Written instruction: Take every line from the first down to the line with "(homepage) at (762,417)" and set it down exactly, without the pictures.

Supplied information:
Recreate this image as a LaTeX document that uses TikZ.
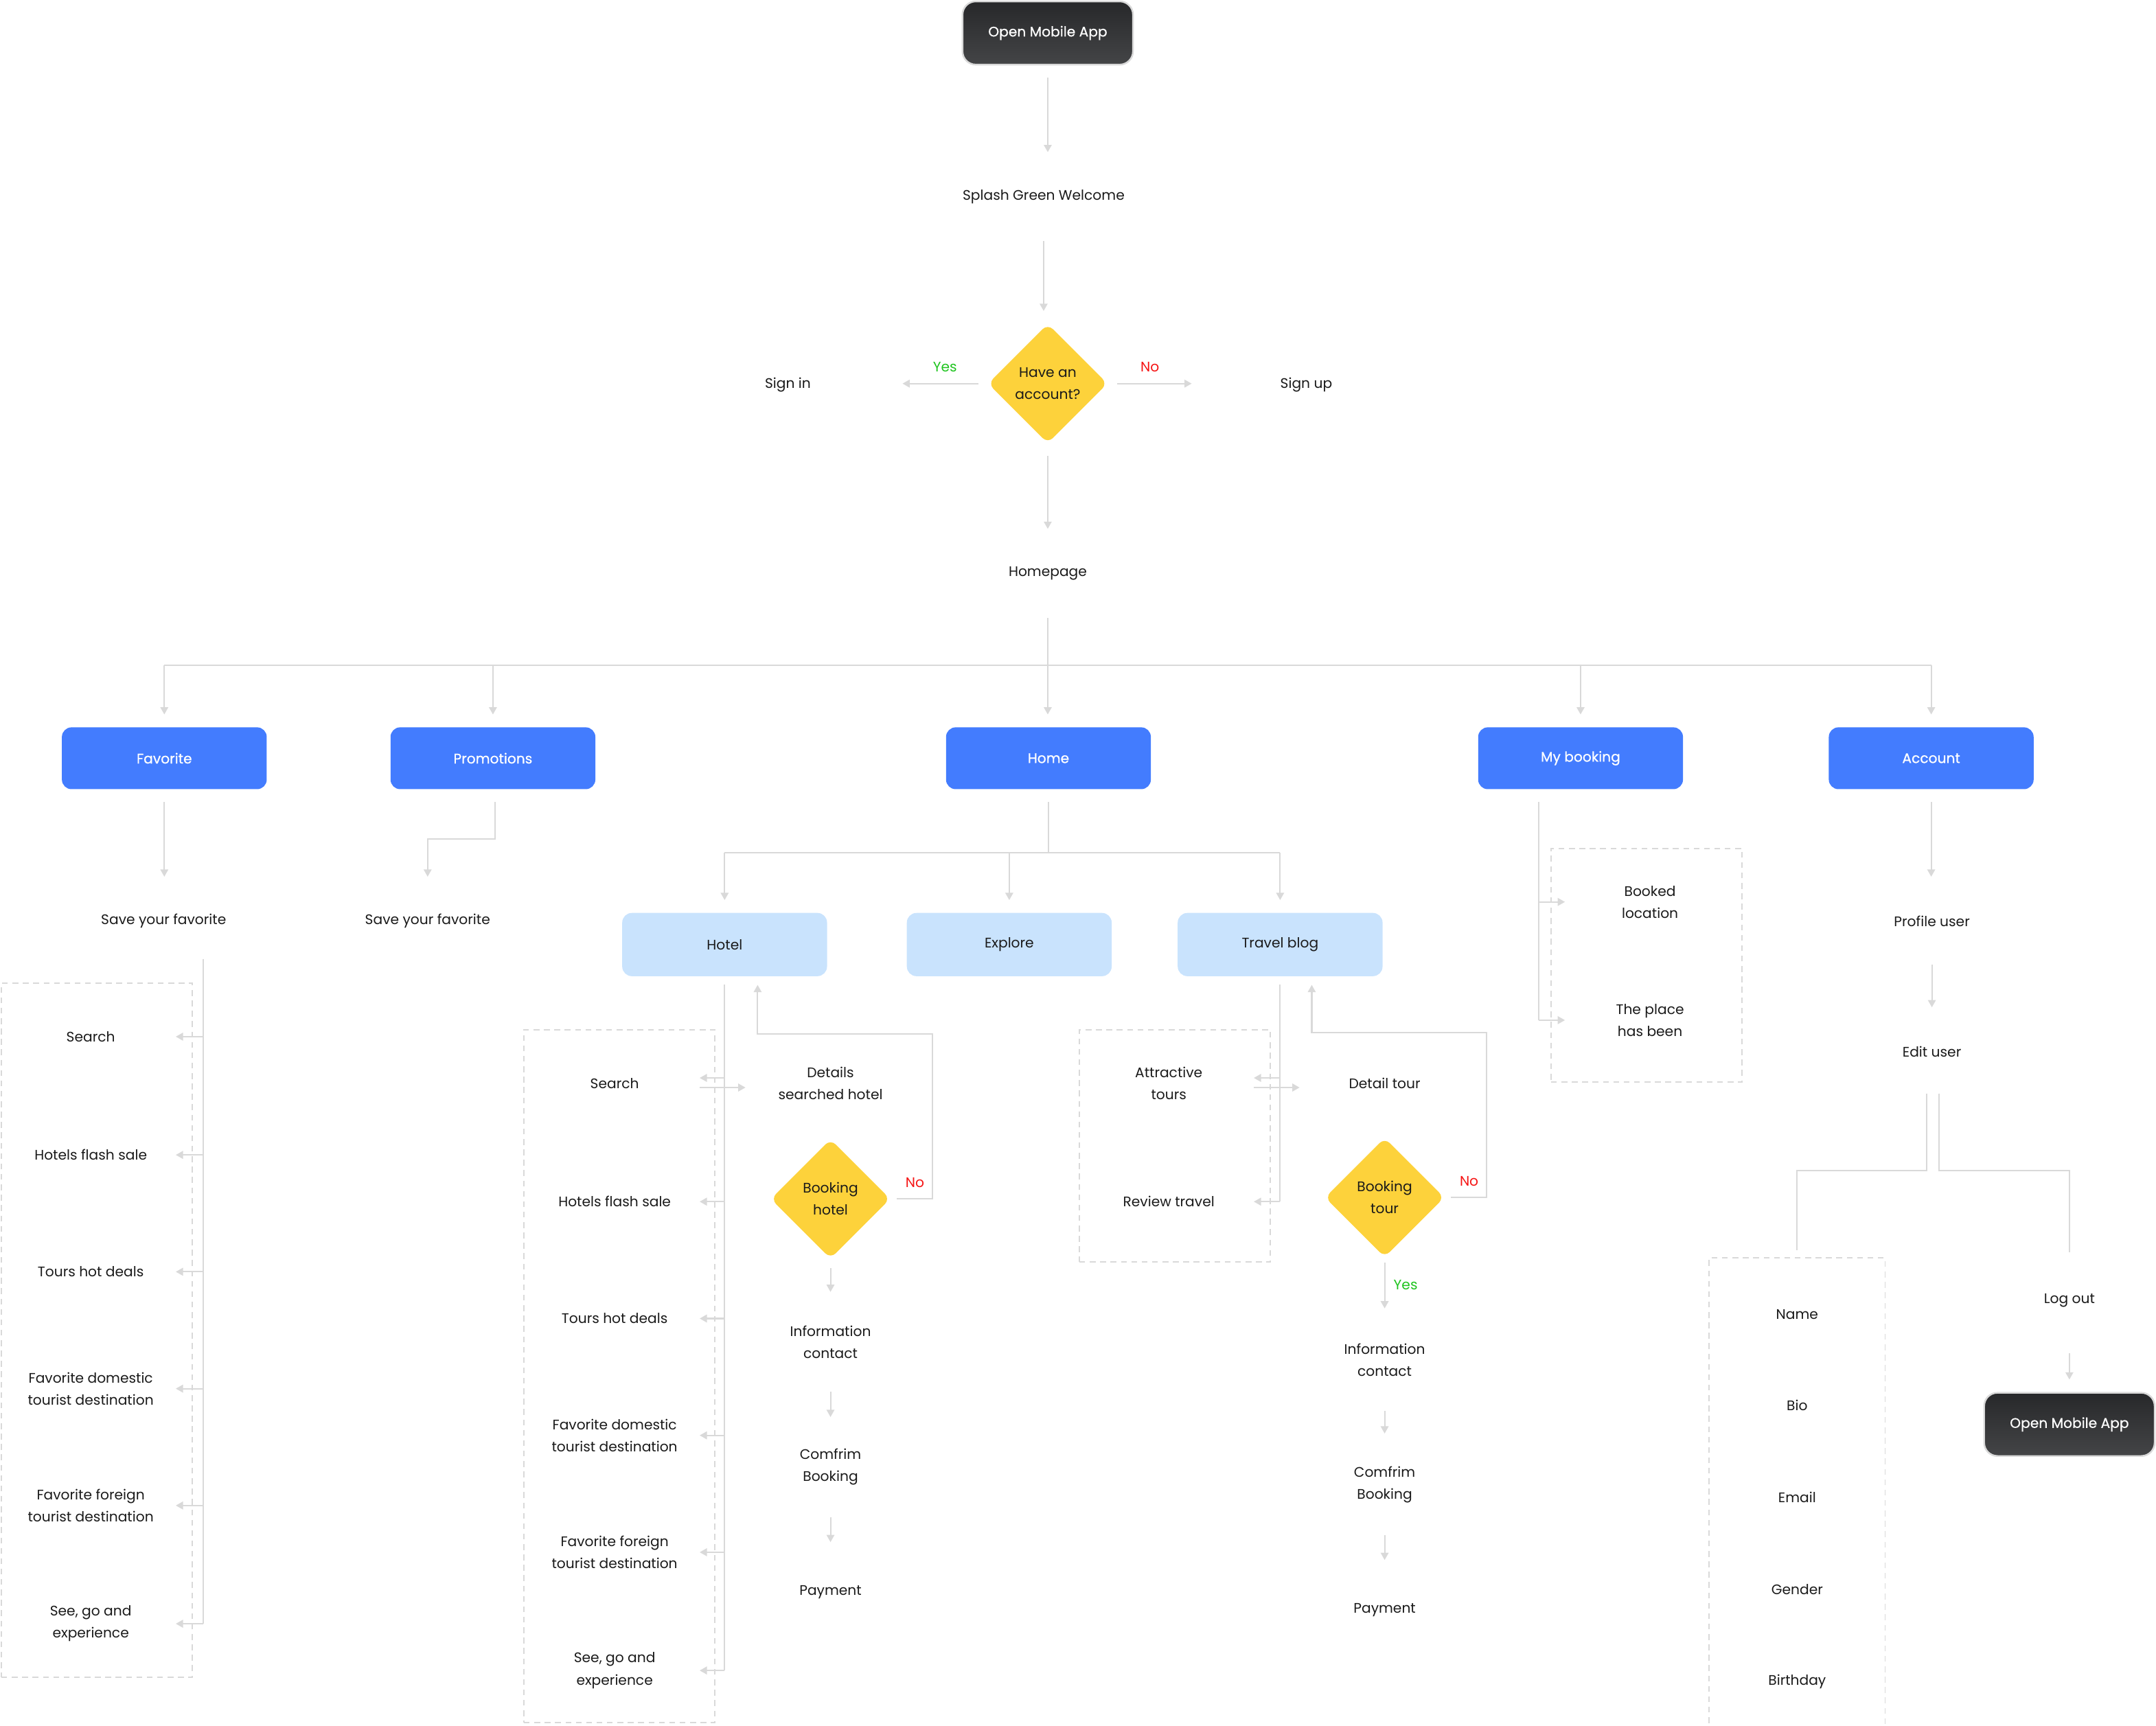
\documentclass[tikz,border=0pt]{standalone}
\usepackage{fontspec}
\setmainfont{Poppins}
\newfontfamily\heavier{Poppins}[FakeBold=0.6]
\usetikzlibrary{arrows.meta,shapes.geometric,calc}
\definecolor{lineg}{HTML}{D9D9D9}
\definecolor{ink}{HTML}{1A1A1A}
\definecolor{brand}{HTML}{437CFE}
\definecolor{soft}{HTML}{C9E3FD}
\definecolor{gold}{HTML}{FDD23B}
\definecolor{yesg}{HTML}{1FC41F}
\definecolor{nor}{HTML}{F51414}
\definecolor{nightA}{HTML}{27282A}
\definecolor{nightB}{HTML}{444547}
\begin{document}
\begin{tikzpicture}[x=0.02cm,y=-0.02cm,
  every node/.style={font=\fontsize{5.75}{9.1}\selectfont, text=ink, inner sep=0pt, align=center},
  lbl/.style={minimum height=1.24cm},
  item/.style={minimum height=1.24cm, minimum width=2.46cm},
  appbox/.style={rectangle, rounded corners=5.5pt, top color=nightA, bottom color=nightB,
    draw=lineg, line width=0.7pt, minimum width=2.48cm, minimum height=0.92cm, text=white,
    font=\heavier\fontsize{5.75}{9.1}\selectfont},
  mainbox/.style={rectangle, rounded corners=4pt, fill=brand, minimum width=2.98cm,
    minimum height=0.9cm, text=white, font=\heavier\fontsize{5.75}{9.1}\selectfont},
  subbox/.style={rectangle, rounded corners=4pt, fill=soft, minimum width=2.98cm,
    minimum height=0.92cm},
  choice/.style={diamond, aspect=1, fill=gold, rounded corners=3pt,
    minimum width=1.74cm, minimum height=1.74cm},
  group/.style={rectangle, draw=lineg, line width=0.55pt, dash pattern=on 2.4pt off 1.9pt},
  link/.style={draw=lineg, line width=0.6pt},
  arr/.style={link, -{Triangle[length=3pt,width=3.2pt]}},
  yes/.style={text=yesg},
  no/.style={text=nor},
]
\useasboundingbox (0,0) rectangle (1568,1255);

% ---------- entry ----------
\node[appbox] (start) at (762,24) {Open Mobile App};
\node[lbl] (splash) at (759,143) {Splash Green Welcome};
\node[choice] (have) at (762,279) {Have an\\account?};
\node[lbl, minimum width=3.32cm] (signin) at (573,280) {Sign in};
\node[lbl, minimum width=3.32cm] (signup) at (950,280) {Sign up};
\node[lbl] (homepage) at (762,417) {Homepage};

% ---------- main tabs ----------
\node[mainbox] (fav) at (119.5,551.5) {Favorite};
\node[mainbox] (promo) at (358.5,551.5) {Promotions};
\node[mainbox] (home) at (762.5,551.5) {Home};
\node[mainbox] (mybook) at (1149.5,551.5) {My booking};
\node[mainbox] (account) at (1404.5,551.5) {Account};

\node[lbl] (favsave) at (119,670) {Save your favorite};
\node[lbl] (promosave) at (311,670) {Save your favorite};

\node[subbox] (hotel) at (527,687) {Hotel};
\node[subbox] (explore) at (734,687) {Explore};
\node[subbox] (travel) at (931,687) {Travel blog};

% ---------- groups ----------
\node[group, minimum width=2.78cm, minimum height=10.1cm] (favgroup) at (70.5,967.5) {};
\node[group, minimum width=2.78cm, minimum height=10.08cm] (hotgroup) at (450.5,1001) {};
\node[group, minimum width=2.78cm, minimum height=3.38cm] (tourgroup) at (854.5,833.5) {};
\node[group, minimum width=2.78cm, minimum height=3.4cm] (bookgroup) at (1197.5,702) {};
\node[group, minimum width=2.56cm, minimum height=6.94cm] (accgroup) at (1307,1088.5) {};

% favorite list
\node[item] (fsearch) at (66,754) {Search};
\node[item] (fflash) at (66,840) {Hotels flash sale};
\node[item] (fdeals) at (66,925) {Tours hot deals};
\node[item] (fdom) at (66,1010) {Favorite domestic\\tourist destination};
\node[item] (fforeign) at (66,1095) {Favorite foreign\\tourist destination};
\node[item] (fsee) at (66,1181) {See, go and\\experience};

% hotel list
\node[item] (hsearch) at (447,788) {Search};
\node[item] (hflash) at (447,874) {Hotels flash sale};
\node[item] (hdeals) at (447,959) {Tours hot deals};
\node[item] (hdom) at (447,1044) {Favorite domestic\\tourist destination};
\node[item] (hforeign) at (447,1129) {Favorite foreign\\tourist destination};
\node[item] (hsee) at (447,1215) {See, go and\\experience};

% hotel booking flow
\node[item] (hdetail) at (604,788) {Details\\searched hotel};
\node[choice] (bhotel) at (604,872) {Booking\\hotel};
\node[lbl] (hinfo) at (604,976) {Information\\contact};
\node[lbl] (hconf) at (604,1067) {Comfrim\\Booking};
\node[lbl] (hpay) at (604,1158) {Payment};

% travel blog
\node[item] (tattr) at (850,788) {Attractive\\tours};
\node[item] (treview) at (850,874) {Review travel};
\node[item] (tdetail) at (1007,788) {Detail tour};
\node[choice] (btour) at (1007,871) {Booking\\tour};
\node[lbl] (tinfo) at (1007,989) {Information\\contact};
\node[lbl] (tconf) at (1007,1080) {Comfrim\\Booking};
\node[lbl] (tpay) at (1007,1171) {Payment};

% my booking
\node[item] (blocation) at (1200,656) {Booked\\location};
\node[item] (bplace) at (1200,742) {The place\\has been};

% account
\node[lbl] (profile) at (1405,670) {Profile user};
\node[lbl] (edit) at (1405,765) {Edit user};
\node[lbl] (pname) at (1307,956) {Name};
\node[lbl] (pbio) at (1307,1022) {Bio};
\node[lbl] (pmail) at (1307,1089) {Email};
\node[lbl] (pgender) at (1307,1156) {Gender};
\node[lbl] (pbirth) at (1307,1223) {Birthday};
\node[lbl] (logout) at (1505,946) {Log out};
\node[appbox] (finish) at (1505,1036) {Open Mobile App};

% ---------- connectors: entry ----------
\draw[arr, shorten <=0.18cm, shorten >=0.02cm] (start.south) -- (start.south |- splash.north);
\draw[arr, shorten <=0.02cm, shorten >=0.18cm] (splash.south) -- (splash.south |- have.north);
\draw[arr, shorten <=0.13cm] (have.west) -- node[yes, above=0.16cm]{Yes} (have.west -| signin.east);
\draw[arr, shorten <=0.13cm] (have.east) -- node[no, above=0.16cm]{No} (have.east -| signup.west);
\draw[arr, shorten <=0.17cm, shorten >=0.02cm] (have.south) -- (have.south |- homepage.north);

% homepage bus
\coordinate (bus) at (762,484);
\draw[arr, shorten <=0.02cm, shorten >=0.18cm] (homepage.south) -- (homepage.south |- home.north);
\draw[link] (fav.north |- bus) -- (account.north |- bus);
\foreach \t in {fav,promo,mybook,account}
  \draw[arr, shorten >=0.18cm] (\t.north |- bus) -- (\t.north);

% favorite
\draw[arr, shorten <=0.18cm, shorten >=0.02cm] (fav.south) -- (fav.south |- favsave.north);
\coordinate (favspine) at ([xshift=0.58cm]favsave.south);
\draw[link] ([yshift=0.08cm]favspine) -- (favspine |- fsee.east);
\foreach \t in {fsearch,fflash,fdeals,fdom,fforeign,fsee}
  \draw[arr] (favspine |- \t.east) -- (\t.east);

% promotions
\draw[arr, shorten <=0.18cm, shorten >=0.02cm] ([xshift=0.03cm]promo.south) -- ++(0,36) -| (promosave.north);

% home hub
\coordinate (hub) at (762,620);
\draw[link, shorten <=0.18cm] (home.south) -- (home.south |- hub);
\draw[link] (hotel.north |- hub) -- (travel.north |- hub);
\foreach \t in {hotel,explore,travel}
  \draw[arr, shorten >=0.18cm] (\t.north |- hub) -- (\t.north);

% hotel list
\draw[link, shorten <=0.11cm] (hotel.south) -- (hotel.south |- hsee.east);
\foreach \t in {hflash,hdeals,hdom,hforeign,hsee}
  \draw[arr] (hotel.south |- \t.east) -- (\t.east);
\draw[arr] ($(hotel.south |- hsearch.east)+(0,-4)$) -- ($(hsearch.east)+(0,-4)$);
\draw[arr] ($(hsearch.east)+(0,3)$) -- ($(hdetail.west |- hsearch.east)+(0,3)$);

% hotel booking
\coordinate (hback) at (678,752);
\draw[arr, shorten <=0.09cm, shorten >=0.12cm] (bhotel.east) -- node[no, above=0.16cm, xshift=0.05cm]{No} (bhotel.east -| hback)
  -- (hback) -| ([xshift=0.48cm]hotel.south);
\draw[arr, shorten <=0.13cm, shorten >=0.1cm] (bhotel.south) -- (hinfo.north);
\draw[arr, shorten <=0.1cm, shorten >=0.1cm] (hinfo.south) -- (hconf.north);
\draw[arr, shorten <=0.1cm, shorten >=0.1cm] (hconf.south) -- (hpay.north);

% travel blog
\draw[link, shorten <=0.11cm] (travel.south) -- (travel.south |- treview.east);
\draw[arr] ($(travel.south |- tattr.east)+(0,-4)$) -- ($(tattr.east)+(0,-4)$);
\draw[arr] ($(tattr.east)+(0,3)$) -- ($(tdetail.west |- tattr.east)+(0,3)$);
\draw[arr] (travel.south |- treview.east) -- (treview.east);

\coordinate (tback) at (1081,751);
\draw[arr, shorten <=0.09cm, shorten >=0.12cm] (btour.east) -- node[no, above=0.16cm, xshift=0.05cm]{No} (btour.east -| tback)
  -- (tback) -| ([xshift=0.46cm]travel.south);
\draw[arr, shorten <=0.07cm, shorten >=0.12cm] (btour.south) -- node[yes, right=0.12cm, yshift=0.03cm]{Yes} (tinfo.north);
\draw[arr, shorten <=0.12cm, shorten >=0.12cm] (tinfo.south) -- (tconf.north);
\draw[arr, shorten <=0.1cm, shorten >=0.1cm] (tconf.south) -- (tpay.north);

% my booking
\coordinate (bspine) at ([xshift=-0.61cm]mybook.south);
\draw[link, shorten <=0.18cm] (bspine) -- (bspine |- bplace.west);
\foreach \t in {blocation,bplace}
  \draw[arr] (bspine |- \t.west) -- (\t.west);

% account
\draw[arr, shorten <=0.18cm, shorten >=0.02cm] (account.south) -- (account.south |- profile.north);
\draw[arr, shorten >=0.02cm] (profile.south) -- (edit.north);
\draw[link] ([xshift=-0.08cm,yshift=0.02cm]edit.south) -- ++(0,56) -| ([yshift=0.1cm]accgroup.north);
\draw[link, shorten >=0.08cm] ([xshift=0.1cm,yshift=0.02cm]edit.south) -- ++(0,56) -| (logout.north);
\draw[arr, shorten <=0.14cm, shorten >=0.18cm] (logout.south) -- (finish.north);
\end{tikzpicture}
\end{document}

Task response:
Recreate this image as a LaTeX document that uses TikZ.
\documentclass[tikz,border=0pt]{standalone}
\usepackage{fontspec}
\setmainfont{Poppins}
\newfontfamily\heavier{Poppins}[FakeBold=0.6]
\usetikzlibrary{arrows.meta,shapes.geometric,calc}
\definecolor{lineg}{HTML}{D9D9D9}
\definecolor{ink}{HTML}{1A1A1A}
\definecolor{brand}{HTML}{437CFE}
\definecolor{soft}{HTML}{C9E3FD}
\definecolor{gold}{HTML}{FDD23B}
\definecolor{yesg}{HTML}{1FC41F}
\definecolor{nor}{HTML}{F51414}
\definecolor{nightA}{HTML}{27282A}
\definecolor{nightB}{HTML}{444547}
\begin{document}
\begin{tikzpicture}[x=0.02cm,y=-0.02cm,
  every node/.style={font=\fontsize{5.75}{9.1}\selectfont, text=ink, inner sep=0pt, align=center},
  lbl/.style={minimum height=1.24cm},
  item/.style={minimum height=1.24cm, minimum width=2.46cm},
  appbox/.style={rectangle, rounded corners=5.5pt, top color=nightA, bottom color=nightB,
    draw=lineg, line width=0.7pt, minimum width=2.48cm, minimum height=0.92cm, text=white,
    font=\heavier\fontsize{5.75}{9.1}\selectfont},
  mainbox/.style={rectangle, rounded corners=4pt, fill=brand, minimum width=2.98cm,
    minimum height=0.9cm, text=white, font=\heavier\fontsize{5.75}{9.1}\selectfont},
  subbox/.style={rectangle, rounded corners=4pt, fill=soft, minimum width=2.98cm,
    minimum height=0.92cm},
  choice/.style={diamond, aspect=1, fill=gold, rounded corners=3pt,
    minimum width=1.74cm, minimum height=1.74cm},
  group/.style={rectangle, draw=lineg, line width=0.55pt, dash pattern=on 2.4pt off 1.9pt},
  link/.style={draw=lineg, line width=0.6pt},
  arr/.style={link, -{Triangle[length=3pt,width=3.2pt]}},
  yes/.style={text=yesg},
  no/.style={text=nor},
]
\useasboundingbox (0,0) rectangle (1568,1255);

% ---------- entry ----------
\node[appbox] (start) at (762,24) {Open Mobile App};
\node[lbl] (splash) at (759,143) {Splash Green Welcome};
\node[choice] (have) at (762,279) {Have an\\account?};
\node[lbl, minimum width=3.32cm] (signin) at (573,280) {Sign in};
\node[lbl, minimum width=3.32cm] (signup) at (950,280) {Sign up};
\node[lbl] (homepage) at (762,417) {Homepage};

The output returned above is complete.